SR: Congratulations on being named a finalist for the NYPL’s Young Lions Fiction Award. How did it feel to find your name on the list?
CL: Thank you! It's really crazy and exciting. It's a really great list and an honor. Some of my favorite books from the last fifteen years have been nominees.
SR: I read that Nobody is Ever Missing was first a series of short stories. Could you describe the evolution of this? Did you face any challenges growing it into a novel?

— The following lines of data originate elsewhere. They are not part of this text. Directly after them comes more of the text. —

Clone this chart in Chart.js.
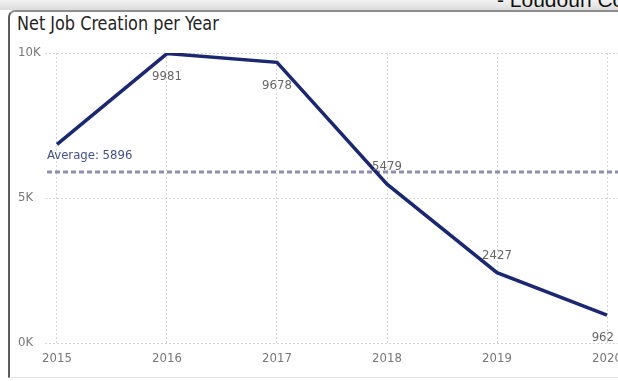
<!DOCTYPE html>
<html>
<head>
<meta charset="utf-8">
<script src="https://cdn.jsdelivr.net/npm/chart.js@4.4.1/dist/chart.umd.min.js"></script>
<style>
  html, body { margin: 0; padding: 0; width: 618px; height: 381px; overflow: hidden; background: #fff; position: relative; }
  .band { position: absolute; left: 0; top: 0; width: 618px; height: 10px; background: linear-gradient(#f2f2f2, #dcdcdc); overflow: hidden; }
  .band span { position: absolute; left: 497px; top: -12px; font: 21px "Liberation Sans", Arial, sans-serif; color: #111; white-space: nowrap; }
  .panel { position: absolute; left: 8px; top: 10px; width: 660px; height: 368px; border-top: 2px solid #8d8d8d; border-left: 2px solid #5c5c5c; border-bottom: 1px solid #e2e2e2; border-top-left-radius: 7px; box-sizing: border-box; }
  .title { position: absolute; left: 17px; top: 12px; font: 19px "DejaVu Sans Condensed", sans-serif; color: #252423; white-space: nowrap; transform: scaleX(0.94); transform-origin: left top; }
  #wrap { position: absolute; left: 0; top: 0; width: 640px; height: 381px; }
</style>
</head>
<body>
<div class="band"><span>- Loudoun County</span></div>
<div class="panel"></div>
<div class="title">Net Job Creation per Year</div>
<div id="wrap"><canvas id="jobs"></canvas></div>
<script>
const years = [2015, 2016, 2017, 2018, 2019, 2020];
const jobs = [6849, 9981, 9678, 5479, 2427, 962];
const yTicks = [0, 5000, 10000];
const yTickLabels = ['0K', '5K', '10K'];

const FONT = "'DejaVu Sans Condensed', sans-serif";
const average = Math.round(jobs.reduce((a, b) => a + b, 0) / jobs.length);

// where each value label sits relative to its point (first point has none)
const labelSide = [null, 'below', 'below', 'above', 'above', 'below'];

const averageLine = {
  id: 'averageLine',
  beforeDatasetsDraw(chart) {
    const {ctx, chartArea, scales} = chart;
    const y = scales.y.getPixelForValue(average);
    ctx.save();
    ctx.strokeStyle = '#8e8cb3';
    ctx.lineWidth = 3;
    ctx.setLineDash([5, 3]);
    ctx.beginPath();
    ctx.moveTo(chartArea.left + 2, y);
    ctx.lineTo(chartArea.right, y);
    ctx.stroke();
    ctx.setLineDash([]);
    ctx.fillStyle = '#44508c';
    ctx.font = '13px ' + FONT;
    ctx.textAlign = 'left';
    ctx.textBaseline = 'middle';
    ctx.fillText('Average: ' + average, chartArea.left + 2, y - 16);
    ctx.restore();
  }
};

const valueLabels = {
  id: 'valueLabels',
  afterDatasetsDraw(chart) {
    const {ctx} = chart;
    const pts = chart.getDatasetMeta(0).data;
    ctx.save();
    ctx.fillStyle = '#666';
    ctx.font = '13px ' + FONT;
    ctx.textAlign = 'center';
    ctx.textBaseline = 'middle';
    pts.forEach((p, i) => {
      if (!labelSide[i]) return;
      const text = String(jobs[i]);
      const half = ctx.measureText(text).width / 2;
      const dy = labelSide[i] === 'below' ? 23 : -17;
      // keep the last label inside the visible edge
      const x = Math.min(p.x, 614 - half);
      ctx.fillText(text, x, p.y + dy);
    });
    ctx.restore();
  }
};

new Chart(document.getElementById('jobs').getContext('2d'), {
  type: 'line',
  data: {
    datasets: [{
      data: years.map((yr, i) => ({x: yr, y: jobs[i]})),
      borderColor: '#1b2770',
      borderWidth: 3.5,
      pointRadius: 0,
      tension: 0,
      fill: false
    }]
  },
  options: {
    responsive: true,
    maintainAspectRatio: false,
    animation: false,
    layout: {padding: {left: 18, top: 53, right: 21, bottom: 10}},
    plugins: {legend: {display: false}, tooltip: {enabled: false}},
    scales: {
      x: {
        type: 'linear',
        min: 2015 - 12 / 110,
        max: 2020 + 12 / 110,
        afterBuildTicks: s => { s.ticks = years.map(v => ({value: v})); },
        afterFit: s => { s.height = 28; },
        ticks: {
          callback: v => String(v),
          color: '#777',
          padding: 8,
          maxRotation: 0,
          font: {family: FONT, size: 13}
        },
        grid: {color: '#d6d6d6', lineWidth: 1, drawTicks: false},
        border: {display: false, dash: [2, 2]}
      },
      y: {
        min: 0,
        max: 10000,
        afterBuildTicks: s => { s.ticks = yTicks.map(v => ({value: v})); },
        afterFit: s => { s.width = 27; },
        ticks: {
          callback: v => yTickLabels[yTicks.indexOf(v)],
          color: '#777',
          crossAlign: 'far',
          font: {family: FONT, size: 13}
        },
        grid: {color: '#d6d6d6', lineWidth: 1, drawTicks: false},
        border: {display: false, dash: [2, 2]}
      }
    }
  },
  plugins: [averageLine, valueLabels]
});
</script>
</body>
</html>
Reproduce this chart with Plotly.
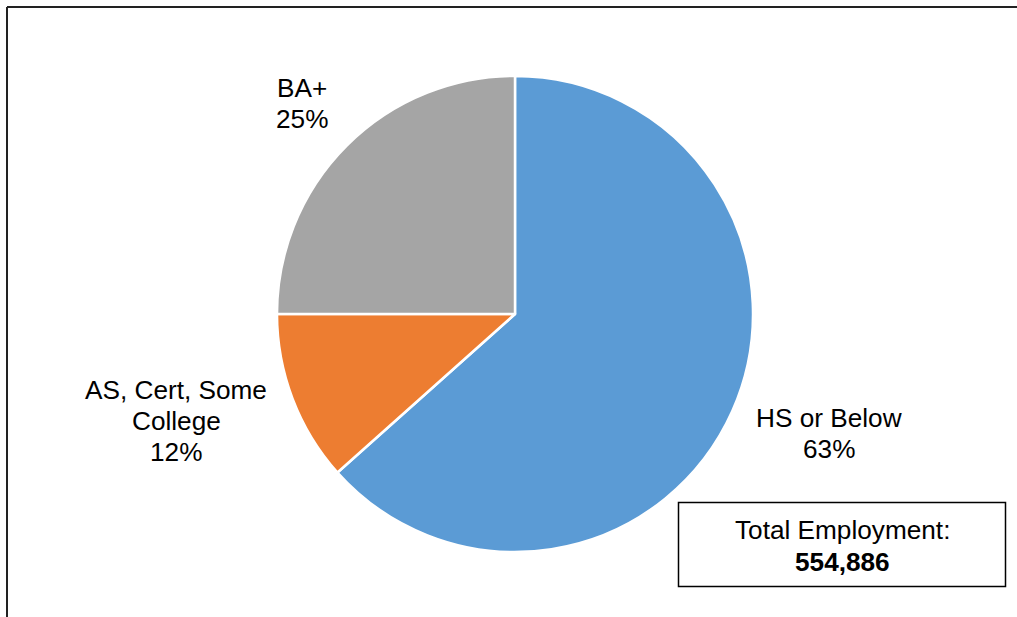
import plotly.graph_objects as go

categories = ["HS or Below", "AS, Cert, Some College", "BA+"]
shares = [63.4, 11.6, 25.0]
pct_labels = ["63%", "12%", "25%"]
label_lines = [["HS or Below", "63%"], ["AS, Cert, Some", "College", "12%"], ["BA+", "25%"]]
colors = ["#5B9BD5", "#ED7D31", "#A5A5A5"]
total_employment = "554,886"

W, H = 1017, 617
FONT = "Arial, Liberation Sans, sans-serif"
FS = 26.2

fig = go.Figure(go.Pie(
    labels=categories, values=shares, sort=False, direction="clockwise", rotation=0,
    marker=dict(colors=colors, line=dict(color="white", width=2.5)),
    textinfo="none", hoverinfo="label+percent", showlegend=False,
    domain=dict(x=[(515 - 238) / W, (515 + 238) / W], y=[(H - 314 - 238) / H, (H - 314 + 238) / H]),
))

# label anchor positions (centre x, first line centre y) in pixels
label_pos = [(829, 418), (176, 390), (302, 88)]
LS = 31
ann = []
for lines, (cx, cy) in zip(label_lines, label_pos):
    for i, t in enumerate(lines):
        ann.append(dict(x=cx / W, y=1 - (cy + i * LS) / H, xref="paper", yref="paper", text=t,
                        showarrow=False, xanchor="center", yanchor="middle",
                        font=dict(family=FONT, size=FS, color="black")))

ann.append(dict(x=842 / W, y=1 - 530 / H, xref="paper", yref="paper", text="Total Employment:",
                showarrow=False, xanchor="center", yanchor="middle",
                font=dict(family=FONT, size=FS, color="black")))
ann.append(dict(x=842 / W, y=1 - 562 / H, xref="paper", yref="paper", text="<b>" + total_employment + "</b>",
                showarrow=False, xanchor="center", yanchor="middle",
                font=dict(family=FONT, size=FS, color="black")))

shapes = [
    dict(type="rect", xref="paper", yref="paper", x0=678.5 / W, x1=1005.5 / W, y0=1 - 586.5 / H, y1=1 - 502.5 / H,
         line=dict(color="black", width=1.5), fillcolor="white", layer="below"),
    dict(type="line", xref="paper", yref="paper", x0=7 / W, x1=1.02, y0=1 - 7 / H, y1=1 - 7 / H,
         line=dict(color="#222222", width=2)),
    dict(type="line", xref="paper", yref="paper", x0=7 / W, x1=7 / W, y0=1 - 7 / H, y1=-0.02,
         line=dict(color="#222222", width=2)),
]

fig.update_layout(width=W, height=H, margin=dict(l=0, r=0, t=0, b=0),
                  paper_bgcolor="white", plot_bgcolor="white",
                  annotations=ann, shapes=shapes)
fig.write_html("out.html")
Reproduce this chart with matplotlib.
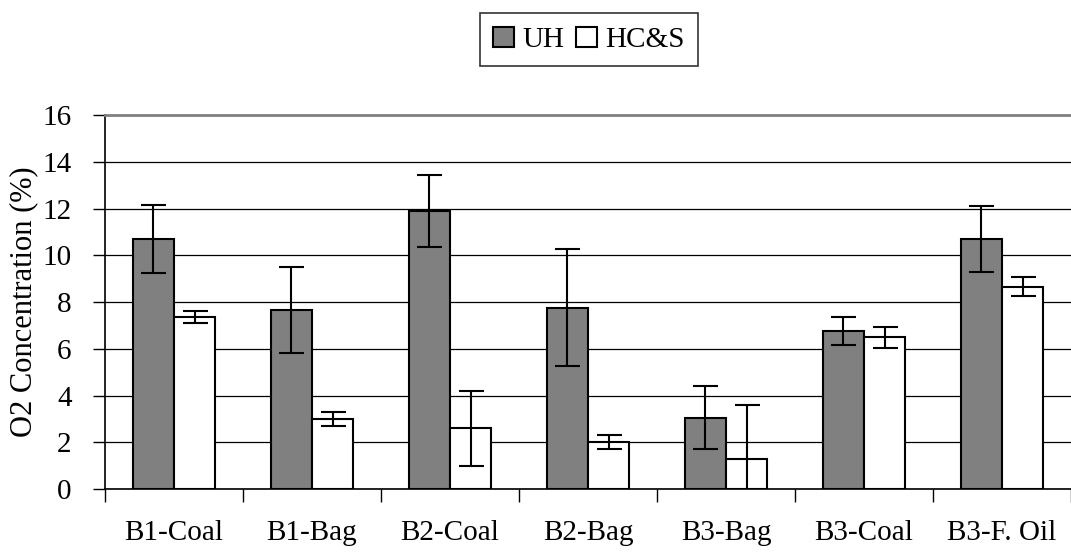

CL: I never wanted to write a novel until I realized I was already in the middle of writing one. I thought writing essays and nonfiction would be my main project as a writer, and a more likely source of income or work, but I wrote fiction fragments constantly, almost as a kind of practice, sometimes sending them out to obscure literary journals or sharing them with friends, but mainly just writing on them. After the trip, I still mentally there and anytime I wrote fiction, it was in New Zealand. Every time I was revising a story that I thought was done I'd find a new angle in it that made me want to expand it. At some point I was also working on a series of sort of deranged letters from a wife to a husband then I realized it was the same character that was in New Zealand. It's really sort of blur at this point, when it went from story to novel. What I'm working on now is following the same messy order—a bunch of fragments that start coalescing and gaining speed until they're a herd with a direction.
SR: What does your writing space look like?
CL: I've never been able to get work done in the same place I live. There's too much there to distract me, too many ways to trick myself into procrastination—laundry, books, interesting fiance. So I have a constantly mobile office that settles in at a coffee shop where the baristas are incredibly kind or sometimes the library or the park.